** Start of Recorded data **
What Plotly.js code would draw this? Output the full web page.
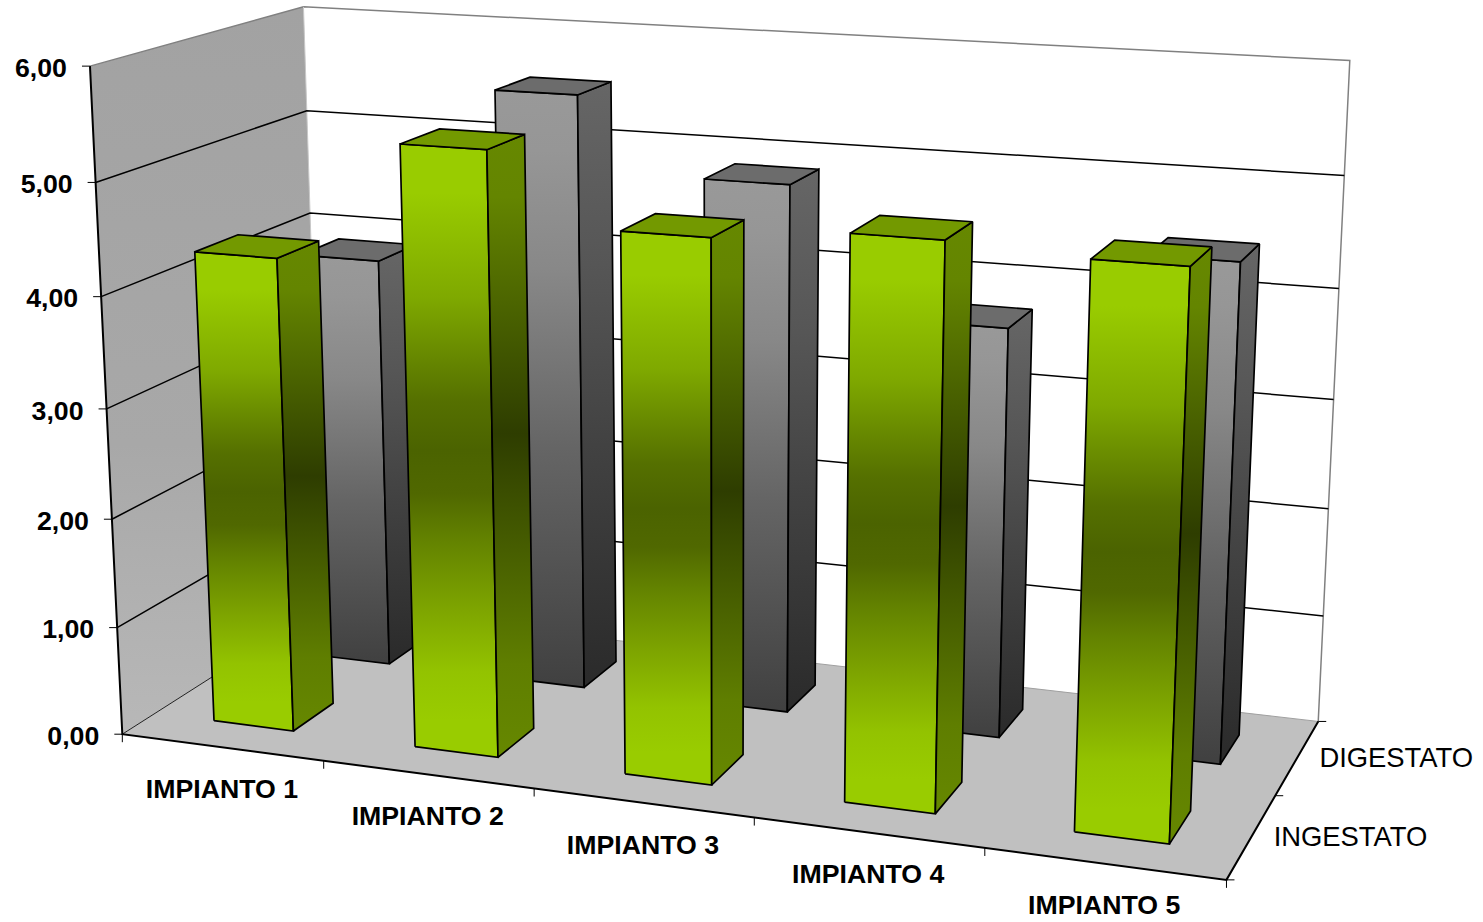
<!DOCTYPE html>
<html>
<head>
<meta charset="utf-8">
<script src="https://cdn.plot.ly/plotly-3.0.1.min.js"></script>
<style>html,body{margin:0;padding:0;background:#fff}</style>
</head>
<body>
<div id="chart" style="width:1483px;height:922px"></div>
<script>
// Chart data
const categories = ['IMPIANTO 1', 'IMPIANTO 2', 'IMPIANTO 3', 'IMPIANTO 4', 'IMPIANTO 5'];
const seriesNames = ['INGESTATO', 'DIGESTATO'];
const ingestato = [4.32, 5.39, 4.78, 4.9, 4.83];
const digestato = [3.9, 5.55, 4.87, 3.74, 4.47];
const valueTicks = [0, 1, 2, 3, 4, 5, 6];
const tickLabels = ['0,00', '1,00', '2,00', '3,00', '4,00', '5,00', '6,00'];

// Perspective camera: world (category, value, depth) -> page position
const CAMERA = [
  194.4033, -6.156238, 119.3537, 122.3224,
  10.17715, -111.9035, -27.76148, 734.1898,
  -0.02154678, -0.008501703, 0.05948486
];
function project(X, Y, Z) {
  const c = CAMERA, w = c[8]*X + c[9]*Y + c[10]*Z + 1;
  return [(c[0]*X + c[1]*Y + c[2]*Z + c[3]) / w, (c[4]*X + c[5]*Y + c[6]*Z + c[7]) / w];
}

const traces = [];
function face(corners, fill, lineColor, width, name) {
  const pts = corners.concat([corners[0]]).map(c => project(c[0], c[1], c[2]));
  const t = {
    x: pts.map(p => p[0]), y: pts.map(p => p[1]), mode: 'lines', fill: 'toself', name: name || '',
    line: {color: lineColor, width: width}, hoverinfo: 'skip', showlegend: false
  };
  if (Array.isArray(fill)) {
    const ys = pts.map(p => p[1]);
    t.fillgradient = {type: 'vertical', start: Math.min(...ys), stop: Math.max(...ys), colorscale: fill};
    t.fillcolor = 'rgba(0,0,0,0)';
  } else t.fillcolor = fill;
  traces.push(t);
}
function polyline(segments, color, width) {
  const x = [], y = [];
  segments.forEach(seg => { seg.forEach(p => { x.push(p[0]); y.push(p[1]); }); x.push(null); y.push(null); });
  traces.push({x, y, mode: 'lines', line: {color, width}, hoverinfo: 'skip', showlegend: false});
}

// Walls and floor
const maxValue = valueTicks[valueTicks.length - 1];
const nCat = categories.length, nSer = seriesNames.length;
face([[0,0,nSer],[nCat,0,nSer],[nCat,maxValue,nSer],[0,maxValue,nSer]], '#ffffff', 'rgba(0,0,0,0)', 0);
face([[0,0,0],[0,0,nSer],[0,maxValue,nSer],[0,maxValue,0]],
     [[0,'#a2a2a2'],[0.6,'#a8a8a8'],[1,'#b8b8b8']], 'rgba(0,0,0,0)', 0);
polyline([[project(0,maxValue,0),project(0,maxValue,nSer),project(nCat,maxValue,nSer),project(nCat,0,nSer)]], '#808080', 1.5);
polyline([[project(0,0,nSer),project(0,maxValue,nSer)]], '#c8c8c8', 1);
polyline(valueTicks.filter(v => v > 0 && v < maxValue).map(v =>
  [project(0,v,0),project(0,v,nSer),project(nCat,v,nSer)]), '#000000', 1.5);
face([[0,0,0],[nCat,0,0],[nCat,0,nSer],[0,0,nSer]], '#c0c0c0', 'rgba(0,0,0,0)', 0);
polyline([[project(0,0,nSer),project(nCat,0,nSer)]], '#a0a0a0', 1);
polyline([[project(0,0,0),project(0,0,nSer)]], '#202020', 1);

// Bars: far series first so the near series paints over it
const GREEN = {
  front: [[0,'#99cc00'],[0.08,'#99cc00'],[0.25,'#7fa900'],[0.35,'#668700'],[0.42,'#557000'],[0.5,'#4b6300'],
          [0.57,'#506800'],[0.65,'#648400'],[0.76,'#7ea500'],[0.86,'#93c300'],[0.94,'#99cc00'],[1,'#99cc00']],
  side: [[0,'#668800'],[0.1,'#648500'],[0.48,'#2e3d00'],[0.85,'#5f7e00'],[1,'#668800']],
  cap: '#739900'
};
const GREY = {
  front: [[0,'#999999'],[0.1,'#969696'],[0.3,'#888888'],[0.6,'#656565'],[1,'#404040']],
  side: [[0,'#666666'],[0.3,'#565656'],[0.6,'#424242'],[1,'#2a2a2a']],
  cap: '#6c6c6c'
};
const EDGE = 1.7;
function bar(i, s, v, style, name) {
  const x0 = i + 0.3, x1 = i + 0.7, z0 = s + 0.3, z1 = s + 0.7;
  face([[x0,0,z0],[x1,0,z0],[x1,v,z0],[x0,v,z0]], style.front, '#000000', EDGE, name);
  face([[x1,0,z0],[x1,0,z1],[x1,v,z1],[x1,v,z0]], style.side, '#000000', EDGE, name);
  face([[x0,v,z0],[x1,v,z0],[x1,v,z1],[x0,v,z1]], style.cap, '#000000', EDGE, name);
}
digestato.forEach((v, i) => bar(i, 1, v, GREY, seriesNames[1]));
ingestato.forEach((v, i) => bar(i, 0, v, GREEN, seriesNames[0]));

// Axes and tick marks
const TICK = 8;
polyline([[project(0,maxValue,0),project(0,0,0),project(nCat,0,0),project(nCat,0,nSer)]], '#000000', 2);
polyline(valueTicks.map(v => { const p = project(0,v,0); return [[p[0]-TICK,p[1]],p]; }), '#000000', 1);
polyline(categories.map((c, i) => { const p = project(i+1,0,0); return [p,[p[0],p[1]+TICK]]; }).concat(
  [[project(0,0,0),[project(0,0,0)[0],project(0,0,0)[1]+TICK]]]), '#000000', 1);
polyline([0,1,2].map(s => { const p = project(nCat,0,s); return [p,[p[0]+TICK,p[1]]]; }), '#000000', 1);

// Text labels
function labels(texts, anchors, position, weight, size) {
  traces.push({
    x: anchors.map(a => a[0]), y: anchors.map(a => a[1]), text: texts, mode: 'text', textposition: position,
    textfont: {family: 'Liberation Sans, Arial, sans-serif', size, color: '#000000', weight},
    hoverinfo: 'skip', showlegend: false, cliponaxis: false
  });
}
labels(tickLabels, valueTicks.map(v => { const p = project(0,v,0); return [p[0]-23,p[1]+4]; }), 'middle left', 700, 26.7);
labels(categories, categories.map((c,i) => { const p = project(i+0.5,0,0); return [p[0],p[1]+44]; }), 'middle center', 700, 26.7);
labels(seriesNames, seriesNames.map((c,s) => { const p = project(nCat,0,s+0.5); return [p[0]+22,p[1]+3]; }), 'middle right', 400, 27.4);

Plotly.newPlot('chart', traces, {
  width: 1483, height: 922, margin: {l:0, r:0, t:0, b:0},
  paper_bgcolor: '#ffffff', plot_bgcolor: '#ffffff', showlegend: false,
  xaxis: {range: [0,1483], visible: false, fixedrange: true},
  yaxis: {range: [922,0], visible: false, fixedrange: true}
}, {displayModeBar: false, staticPlot: true});
</script>
</body>
</html>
** End of Recorded data **
• **What you have to do**: Return the listing above word for word, with the pictures removed.

• **Answer to the problem**:
What Plotly.js code would draw this? Output the full web page.
<!DOCTYPE html>
<html>
<head>
<meta charset="utf-8">
<script src="https://cdn.plot.ly/plotly-3.0.1.min.js"></script>
<style>html,body{margin:0;padding:0;background:#fff}</style>
</head>
<body>
<div id="chart" style="width:1483px;height:922px"></div>
<script>
// Chart data
const categories = ['IMPIANTO 1', 'IMPIANTO 2', 'IMPIANTO 3', 'IMPIANTO 4', 'IMPIANTO 5'];
const seriesNames = ['INGESTATO', 'DIGESTATO'];
const ingestato = [4.32, 5.39, 4.78, 4.9, 4.83];
const digestato = [3.9, 5.55, 4.87, 3.74, 4.47];
const valueTicks = [0, 1, 2, 3, 4, 5, 6];
const tickLabels = ['0,00', '1,00', '2,00', '3,00', '4,00', '5,00', '6,00'];

// Perspective camera: world (category, value, depth) -> page position
const CAMERA = [
  194.4033, -6.156238, 119.3537, 122.3224,
  10.17715, -111.9035, -27.76148, 734.1898,
  -0.02154678, -0.008501703, 0.05948486
];
function project(X, Y, Z) {
  const c = CAMERA, w = c[8]*X + c[9]*Y + c[10]*Z + 1;
  return [(c[0]*X + c[1]*Y + c[2]*Z + c[3]) / w, (c[4]*X + c[5]*Y + c[6]*Z + c[7]) / w];
}

const traces = [];
function face(corners, fill, lineColor, width, name) {
  const pts = corners.concat([corners[0]]).map(c => project(c[0], c[1], c[2]));
  const t = {
    x: pts.map(p => p[0]), y: pts.map(p => p[1]), mode: 'lines', fill: 'toself', name: name || '',
    line: {color: lineColor, width: width}, hoverinfo: 'skip', showlegend: false
  };
  if (Array.isArray(fill)) {
    const ys = pts.map(p => p[1]);
    t.fillgradient = {type: 'vertical', start: Math.min(...ys), stop: Math.max(...ys), colorscale: fill};
    t.fillcolor = 'rgba(0,0,0,0)';
  } else t.fillcolor = fill;
  traces.push(t);
}
function polyline(segments, color, width) {
  const x = [], y = [];
  segments.forEach(seg => { seg.forEach(p => { x.push(p[0]); y.push(p[1]); }); x.push(null); y.push(null); });
  traces.push({x, y, mode: 'lines', line: {color, width}, hoverinfo: 'skip', showlegend: false});
}

// Walls and floor
const maxValue = valueTicks[valueTicks.length - 1];
const nCat = categories.length, nSer = seriesNames.length;
face([[0,0,nSer],[nCat,0,nSer],[nCat,maxValue,nSer],[0,maxValue,nSer]], '#ffffff', 'rgba(0,0,0,0)', 0);
face([[0,0,0],[0,0,nSer],[0,maxValue,nSer],[0,maxValue,0]],
     [[0,'#a2a2a2'],[0.6,'#a8a8a8'],[1,'#b8b8b8']], 'rgba(0,0,0,0)', 0);
polyline([[project(0,maxValue,0),project(0,maxValue,nSer),project(nCat,maxValue,nSer),project(nCat,0,nSer)]], '#808080', 1.5);
polyline([[project(0,0,nSer),project(0,maxValue,nSer)]], '#c8c8c8', 1);
polyline(valueTicks.filter(v => v > 0 && v < maxValue).map(v =>
  [project(0,v,0),project(0,v,nSer),project(nCat,v,nSer)]), '#000000', 1.5);
face([[0,0,0],[nCat,0,0],[nCat,0,nSer],[0,0,nSer]], '#c0c0c0', 'rgba(0,0,0,0)', 0);
polyline([[project(0,0,nSer),project(nCat,0,nSer)]], '#a0a0a0', 1);
polyline([[project(0,0,0),project(0,0,nSer)]], '#202020', 1);

// Bars: far series first so the near series paints over it
const GREEN = {
  front: [[0,'#99cc00'],[0.08,'#99cc00'],[0.25,'#7fa900'],[0.35,'#668700'],[0.42,'#557000'],[0.5,'#4b6300'],
          [0.57,'#506800'],[0.65,'#648400'],[0.76,'#7ea500'],[0.86,'#93c300'],[0.94,'#99cc00'],[1,'#99cc00']],
  side: [[0,'#668800'],[0.1,'#648500'],[0.48,'#2e3d00'],[0.85,'#5f7e00'],[1,'#668800']],
  cap: '#739900'
};
const GREY = {
  front: [[0,'#999999'],[0.1,'#969696'],[0.3,'#888888'],[0.6,'#656565'],[1,'#404040']],
  side: [[0,'#666666'],[0.3,'#565656'],[0.6,'#424242'],[1,'#2a2a2a']],
  cap: '#6c6c6c'
};
const EDGE = 1.7;
function bar(i, s, v, style, name) {
  const x0 = i + 0.3, x1 = i + 0.7, z0 = s + 0.3, z1 = s + 0.7;
  face([[x0,0,z0],[x1,0,z0],[x1,v,z0],[x0,v,z0]], style.front, '#000000', EDGE, name);
  face([[x1,0,z0],[x1,0,z1],[x1,v,z1],[x1,v,z0]], style.side, '#000000', EDGE, name);
  face([[x0,v,z0],[x1,v,z0],[x1,v,z1],[x0,v,z1]], style.cap, '#000000', EDGE, name);
}
digestato.forEach((v, i) => bar(i, 1, v, GREY, seriesNames[1]));
ingestato.forEach((v, i) => bar(i, 0, v, GREEN, seriesNames[0]));

// Axes and tick marks
const TICK = 8;
polyline([[project(0,maxValue,0),project(0,0,0),project(nCat,0,0),project(nCat,0,nSer)]], '#000000', 2);
polyline(valueTicks.map(v => { const p = project(0,v,0); return [[p[0]-TICK,p[1]],p]; }), '#000000', 1);
polyline(categories.map((c, i) => { const p = project(i+1,0,0); return [p,[p[0],p[1]+TICK]]; }).concat(
  [[project(0,0,0),[project(0,0,0)[0],project(0,0,0)[1]+TICK]]]), '#000000', 1);
polyline([0,1,2].map(s => { const p = project(nCat,0,s); return [p,[p[0]+TICK,p[1]]]; }), '#000000', 1);

// Text labels
function labels(texts, anchors, position, weight, size) {
  traces.push({
    x: anchors.map(a => a[0]), y: anchors.map(a => a[1]), text: texts, mode: 'text', textposition: position,
    textfont: {family: 'Liberation Sans, Arial, sans-serif', size, color: '#000000', weight},
    hoverinfo: 'skip', showlegend: false, cliponaxis: false
  });
}
labels(tickLabels, valueTicks.map(v => { const p = project(0,v,0); return [p[0]-23,p[1]+4]; }), 'middle left', 700, 26.7);
labels(categories, categories.map((c,i) => { const p = project(i+0.5,0,0); return [p[0],p[1]+44]; }), 'middle center', 700, 26.7);
labels(seriesNames, seriesNames.map((c,s) => { const p = project(nCat,0,s+0.5); return [p[0]+22,p[1]+3]; }), 'middle right', 400, 27.4);

Plotly.newPlot('chart', traces, {
  width: 1483, height: 922, margin: {l:0, r:0, t:0, b:0},
  paper_bgcolor: '#ffffff', plot_bgcolor: '#ffffff', showlegend: false,
  xaxis: {range: [0,1483], visible: false, fixedrange: true},
  yaxis: {range: [922,0], visible: false, fixedrange: true}
}, {displayModeBar: false, staticPlot: true});
</script>
</body>
</html>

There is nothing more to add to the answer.